The “peperoncino” chili pepper is so popular that it is used in almost all dishes, especially in the Pasta condiments and in sausage.
Basilicata is not a region of sophisticated cuisine, most of the typical dishes are simple, and not made with many ingredients. The herbs, spices and wild mushrooms found in the forests flavor the pasta sauces. As an example of this simplicity, one can name the Mignuic, a pasta which looks like small cannelloni and is garnished with garlic and olive oil, or, in the fall, with wild mushrooms.
The choice of “secondi” is not difficult.
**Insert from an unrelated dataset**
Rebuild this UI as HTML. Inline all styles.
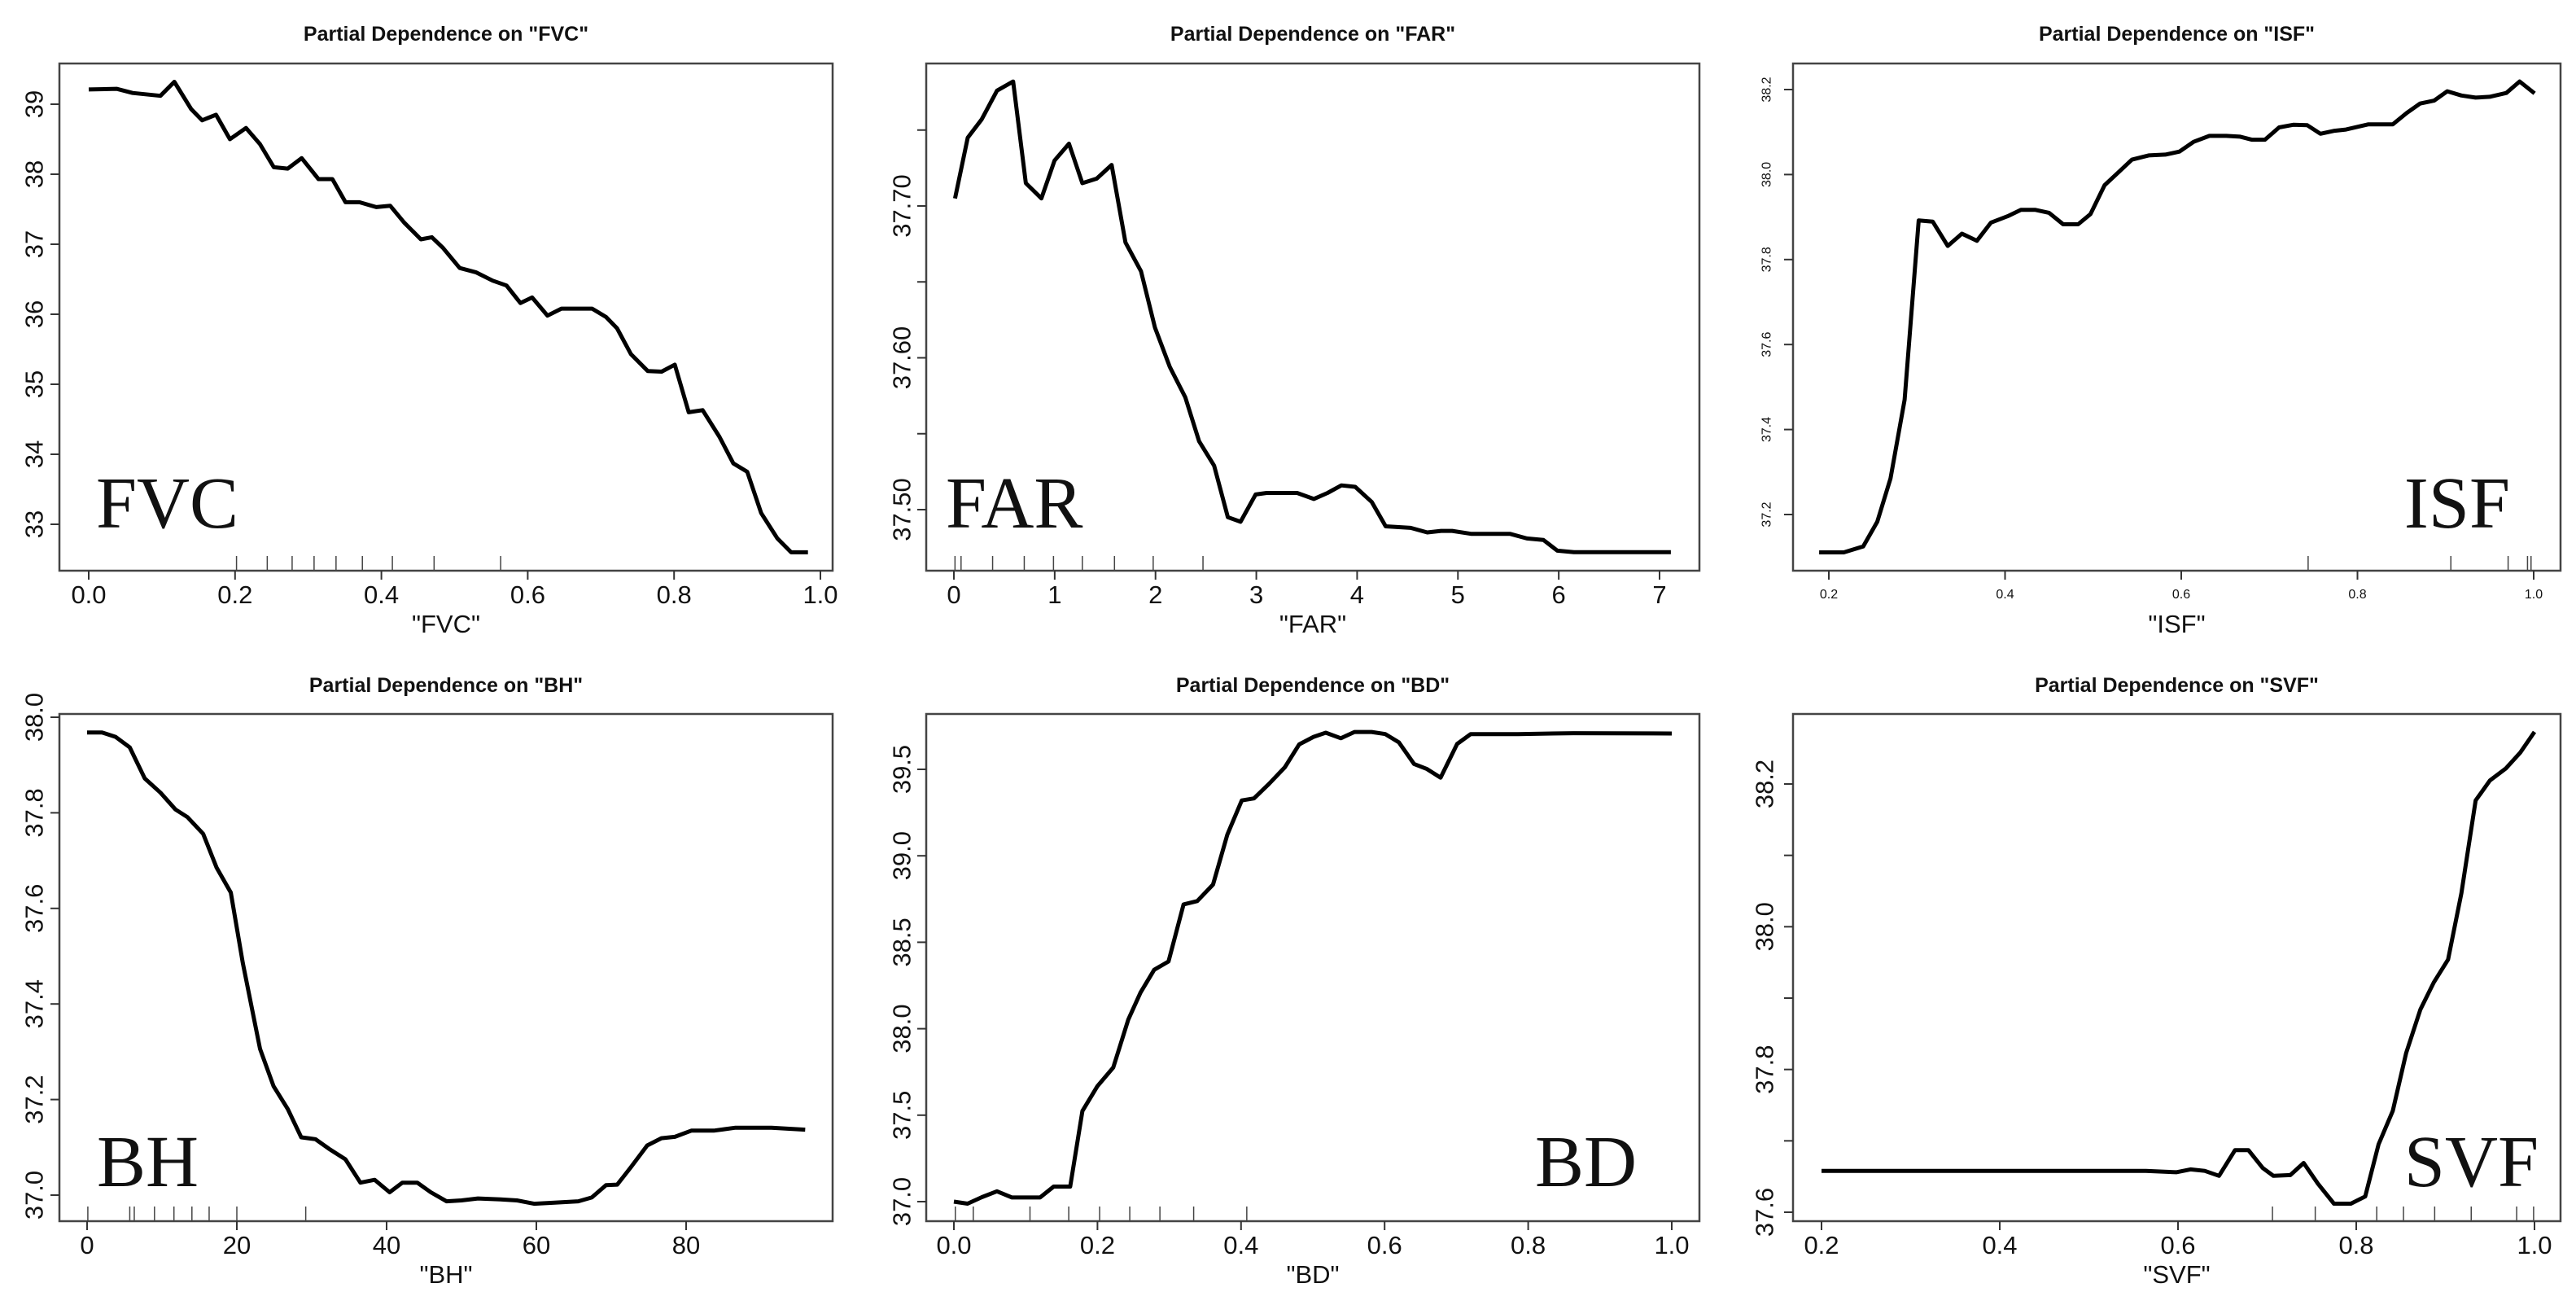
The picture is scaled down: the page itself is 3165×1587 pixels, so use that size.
<!DOCTYPE html>
<html><head><meta charset="utf-8"><style>
html,body{margin:0;padding:0;background:#fff}
svg{display:block}
text{font-family:"Liberation Sans",Arial,sans-serif;fill:#111}
.ttl{font-weight:bold;font-size:25px}
.big{font-family:"Liberation Serif","Times New Roman",serif;font-size:90px}
</style></head><body>
<svg id="chart" width="3165" height="1587" viewBox="0 0 3165 1587" xmlns="http://www.w3.org/2000/svg"></svg>
<script>
// ---- FVC ----
const fvcX=[0,0.038,0.060,0.098,0.117,0.140,0.155,0.174,0.193,0.215,0.234,0.253,0.272,0.291,0.314,0.333,0.351,0.370,0.393,0.412,0.431,0.454,0.469,0.484,0.507,0.529,0.552,0.571,0.590,0.606,0.627,0.646,0.688,0.707,0.722,0.741,0.764,0.783,0.801,0.820,0.839,0.862,0.881,0.900,0.919,0.941,0.960,0.983];
const fvcY=[39.21,39.22,39.16,39.12,39.32,38.93,38.77,38.85,38.50,38.66,38.43,38.10,38.08,38.23,37.93,37.93,37.60,37.60,37.53,37.55,37.31,37.07,37.10,36.95,36.66,36.60,36.48,36.41,36.16,36.24,35.98,36.08,36.08,35.96,35.80,35.43,35.19,35.18,35.28,34.60,34.63,34.25,33.87,33.75,33.16,32.80,32.60,32.60];
const fvcRug=[0.202,0.244,0.278,0.308,0.338,0.374,0.415,0.472,0.563];
const fvcXTicks=["0.0","0.2","0.4","0.6","0.8","1.0"];
const fvcYTicks=["33","34","35","36","37","38","39"];
// ---- FAR ----
const farX=[0.011,0.137,0.275,0.428,0.588,0.714,0.868,0.999,1.142,1.274,1.417,1.565,1.702,1.856,1.994,2.142,2.295,2.433,2.581,2.718,2.844,2.993,3.103,3.405,3.570,3.707,3.844,3.981,4.146,4.283,4.531,4.696,4.833,4.943,5.135,5.519,5.684,5.849,5.986,6.151,7.112];
const farY=[37.705,37.745,37.757,37.776,37.782,37.715,37.705,37.730,37.741,37.715,37.718,37.727,37.676,37.657,37.620,37.594,37.574,37.545,37.529,37.495,37.492,37.510,37.511,37.511,37.507,37.511,37.516,37.515,37.505,37.489,37.488,37.485,37.486,37.486,37.484,37.484,37.481,37.480,37.473,37.472,37.472];
const farRug=[0.011,0.071,0.384,0.698,0.988,1.274,1.593,1.977,2.471];
const farXTicks=["0","1","2","3","4","5","6","7"];
const farYTicks=["37.50","37.55","37.60","37.65","37.70","37.75"];
const farYLabels=["37.50","","37.60","","37.70",""];
// ---- ISF ----
const isfX=[0.189,0.217,0.239,0.255,0.270,0.286,0.302,0.318,0.335,0.351,0.368,0.384,0.403,0.418,0.434,0.450,0.466,0.483,0.497,0.513,0.528,0.544,0.563,0.582,0.598,0.614,0.632,0.651,0.667,0.680,0.695,0.711,0.727,0.743,0.758,0.774,0.787,0.812,0.840,0.856,0.871,0.887,0.902,0.918,0.934,0.950,0.969,0.984,1.001];
const isfY=[37.111,37.111,37.125,37.183,37.285,37.470,37.892,37.889,37.832,37.861,37.844,37.887,37.902,37.917,37.917,37.910,37.883,37.883,37.907,37.975,38.004,38.035,38.045,38.047,38.054,38.077,38.091,38.091,38.089,38.082,38.082,38.111,38.117,38.116,38.096,38.103,38.106,38.118,38.118,38.145,38.167,38.174,38.196,38.186,38.181,38.183,38.192,38.219,38.191];
const isfRug=[0.744,0.906,0.971,0.993,0.997];
const isfXTicks=["0.2","0.4","0.6","0.8","1.0"];
const isfYTicks=["37.2","37.4","37.6","37.8","38.0","38.2"];
// ---- BH ----
const bhX=[0,2.0,3.8,5.7,7.7,9.8,11.8,13.4,15.5,17.3,19.2,20.8,23.1,24.9,26.8,28.6,30.5,32.3,34.5,36.5,38.4,40.4,42.1,44.1,45.9,48.0,50.0,52.2,55.2,57.4,59.7,62.2,65.6,67.4,69.3,70.8,72.6,74.8,76.7,78.5,80.7,83.7,86.6,91.4,95.9];
const bhY=[37.968,37.968,37.959,37.937,37.872,37.842,37.807,37.791,37.756,37.685,37.633,37.485,37.306,37.228,37.180,37.121,37.117,37.097,37.075,37.026,37.032,37.006,37.026,37.026,37.006,36.987,36.989,36.993,36.991,36.989,36.982,36.984,36.987,36.995,37.021,37.022,37.058,37.104,37.119,37.122,37.135,37.135,37.141,37.141,37.137];
const bhRug=[0.1,5.7,6.3,9.0,11.6,14.0,16.3,20.0,29.2];
const bhXTicks=["0","20","40","60","80"];
const bhYTicks=["37.0","37.2","37.4","37.6","37.8","38.0"];
// ---- BD ----
const bdX=[0,0.019,0.039,0.060,0.081,0.120,0.139,0.162,0.179,0.200,0.222,0.243,0.260,0.279,0.299,0.320,0.339,0.361,0.381,0.401,0.418,0.439,0.461,0.481,0.501,0.518,0.539,0.558,0.582,0.601,0.620,0.641,0.659,0.678,0.701,0.720,0.786,0.863,1.0];
const bdY=[37.000,36.988,37.026,37.060,37.024,37.024,37.087,37.087,37.524,37.668,37.776,38.053,38.209,38.341,38.389,38.719,38.738,38.834,39.123,39.320,39.332,39.416,39.512,39.644,39.688,39.712,39.680,39.716,39.716,39.704,39.656,39.531,39.502,39.452,39.647,39.704,39.704,39.709,39.707];
const bdRug=[0.002,0.027,0.106,0.160,0.203,0.245,0.287,0.334,0.408];
const bdXTicks=["0.0","0.2","0.4","0.6","0.8","1.0"];
const bdYTicks=["37.0","37.5","38.0","38.5","39.0","39.5"];
// ---- SVF ----
const svfX=[0.2,0.564,0.598,0.614,0.630,0.646,0.664,0.679,0.695,0.707,0.726,0.741,0.757,0.775,0.794,0.810,0.825,0.841,0.856,0.872,0.887,0.903,0.918,0.934,0.950,0.968,0.984,1.0];
const svfY=[37.658,37.658,37.656,37.660,37.658,37.651,37.687,37.687,37.662,37.651,37.652,37.669,37.640,37.612,37.612,37.622,37.695,37.742,37.823,37.884,37.922,37.954,38.047,38.177,38.205,38.222,38.244,38.273];
const svfRug=[0.706,0.754,0.823,0.853,0.888,0.929,0.980,0.999];
const svfXTicks=["0.2","0.4","0.6","0.8","1.0"];
const svfYTicks=["37.6","37.7","37.8","37.9","38.0","38.1","38.2"];
const svfYLabels=["37.6","","37.8","","38.0","","38.2"];

const NS="http://www.w3.org/2000/svg";
const svg=document.getElementById('chart');
function mk(tag,attrs,parent,txt){const e=document.createElementNS(NS,tag);for(const k in attrs)e.setAttribute(k,attrs[k]);if(txt!==undefined)e.textContent=txt;parent.appendChild(e);return e;}

function panel(cfg){
  const g=mk('g',{},svg);
  
  
  const sx=v=>cfg.px0+(v-cfg.x0)*(cfg.px1-cfg.px0)/(cfg.x1-cfg.x0);
  const sy=v=>cfg.py0+(v-cfg.y0)*(cfg.py1-cfg.py0)/(cfg.y1-cfg.y0);
  const cx=(cfg.L+cfg.R)/2;
  const t=mk('text',{x:cx,y:cfg.titleY,'text-anchor':'middle','class':'ttl'},g,'Partial Dependence on "'+cfg.name+'"');
  
  
  const fr=mk('rect',{x:cfg.L,y:cfg.T,width:cfg.R-cfg.L,height:cfg.B-cfg.T,fill:'none',stroke:'#444','stroke-width':2.5},g);
  
  
  const xa=mk('g',{},g);
  
  
  cfg.xt.forEach(s=>{const v=parseFloat(s);const x=sx(v);
    mk('line',{x1:x,x2:x,y1:cfg.B,y2:cfg.B+11,stroke:'#333','stroke-width':2},xa);
    mk('text',{x:x,y:cfg.B+cfg.tickOff,'text-anchor':'middle','font-size':cfg.fs},xa,s);});
  const xl=mk('text',{x:cx,y:cfg.B+cfg.labOff,'text-anchor':'middle','font-size':31},g,'"'+cfg.name+'"');
  
  
  const ya=mk('g',{},g);
  
  
  cfg.yt.forEach((s,i)=>{const v=parseFloat(s);const y=sy(v);
    mk('line',{x1:cfg.L-11,x2:cfg.L,y1:y,y2:y,stroke:'#333','stroke-width':2},ya);
    const lab=cfg.yl?cfg.yl[i]:s;
    if(lab) mk('text',{x:cfg.ylx,y:y,'text-anchor':'middle','font-size':cfg.fs,transform:'rotate(-90 '+cfg.ylx+' '+y+')','dominant-baseline':'central'},ya,lab);});
  const rg=mk('g',{},g);
  
  
  cfg.rug.forEach(v=>{const x=sx(v);mk('line',{x1:x,x2:x,y1:cfg.B,y2:cfg.B-18,stroke:'#444','stroke-width':1.5},rg);});
  const d=cfg.xs.map((v,i)=>(i?'L':'M')+sx(v).toFixed(1)+' '+sy(cfg.ys[i]).toFixed(1)).join(' ');
  const p=mk('path',{d:d,fill:'none',stroke:'#000','stroke-width':5,'stroke-linejoin':'round'},g);
  
  
  const bl=mk('text',{x:cfg.bx,y:cfg.by,'class':'big','text-anchor':cfg.anchor},g,cfg.name);
  
  
}

const topRow={T:78,B:701,titleY:50,tickOff:40,labOff:76};
const botRow={T:877,B:1500,titleY:850,tickOff:40,labOff:76};
panel(Object.assign({id:'fvc',name:'FVC',L:73,R:1023,x0:0,x1:1,px0:109,px1:1008,y0:33,y1:39,py0:644,py1:128,xs:fvcX,ys:fvcY,rug:fvcRug,xt:fvcXTicks,yt:fvcYTicks,ylx:42,fs:31,bx:118,by:648,anchor:'start'},topRow));
panel(Object.assign({id:'far',name:'FAR',L:1138,R:2088,x0:0,x1:7,px0:1172,px1:2039,y0:37.5,y1:37.7,py0:626,py1:253,xs:farX,ys:farY,rug:farRug,xt:farXTicks,yt:farYTicks,yl:farYLabels,ylx:1108,fs:31,bx:1162,by:648,anchor:'start'},topRow));
panel(Object.assign({id:'isf',name:'ISF',L:2203,R:3146,x0:0.2,x1:1,px0:2247,px1:3113,y0:37.2,y1:38.2,py0:632,py1:110,xs:isfX,ys:isfY,rug:isfRug,xt:isfXTicks,yt:isfYTicks,ylx:2171,fs:16,bx:3084,by:648,anchor:'end'},topRow,{tickOff:34}));
panel(Object.assign({id:'bh',name:'BH',L:73,R:1023,x0:0,x1:80,px0:107,px1:843,y0:37,y1:38,py0:1468,py1:881,xs:bhX,ys:bhY,rug:bhRug,xt:bhXTicks,yt:bhYTicks,ylx:42,fs:31,bx:119,by:1457,anchor:'start'},botRow));
panel(Object.assign({id:'bd',name:'BD',L:1138,R:2088,x0:0,x1:1,px0:1172,px1:2054,y0:37,y1:39.5,py0:1476,py1:945,xs:bdX,ys:bdY,rug:bdRug,xt:bdXTicks,yt:bdYTicks,ylx:1108,fs:31,bx:2011,by:1457,anchor:'end'},botRow));
panel(Object.assign({id:'svf',name:'SVF',L:2203,R:3146,x0:0.2,x1:1,px0:2238,px1:3114,y0:37.6,y1:38.2,py0:1489,py1:963,xs:svfX,ys:svfY,rug:svfRug,xt:svfXTicks,yt:svfYTicks,yl:svfYLabels,ylx:2168,fs:31,bx:3119,by:1457,anchor:'end'},botRow));
</script>
</body></html>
Lamb stuffed and basted with rosemary, wild fennel, mint or cumin and cooked either on the spit or pan roasted so slowly, until it is so tender that it melts in your mouth.
Sweets, in olden times quite rare and only made on special occasions. They are rigorously made with natural ingredients: chestnuts and their flour, almonds, and wild fruits. Hard biscuits shaped in religious shapes for Easter, the” Chinulille” a cake made with chestnut flour in the winter, and sweet ricotta pastry for really special celebrations.
As in most Italian regions, wine is always at the table. The production in Basilicata is not extensive, being mainly red table wine, but in this small, out of the world region, one of the finest wines in Southern Italy is produced, the Aglianico del Vulture.
Surely Basilicata is not on the popular Italian itineraries, but wrongly so, because this natural unspoiled region, with mountains over 2000 meters high, with extinct Volcanoes, with its small villages high up on the hill tops, makes travelers really appreciate a time of calmness and peace as in not many other places in the world.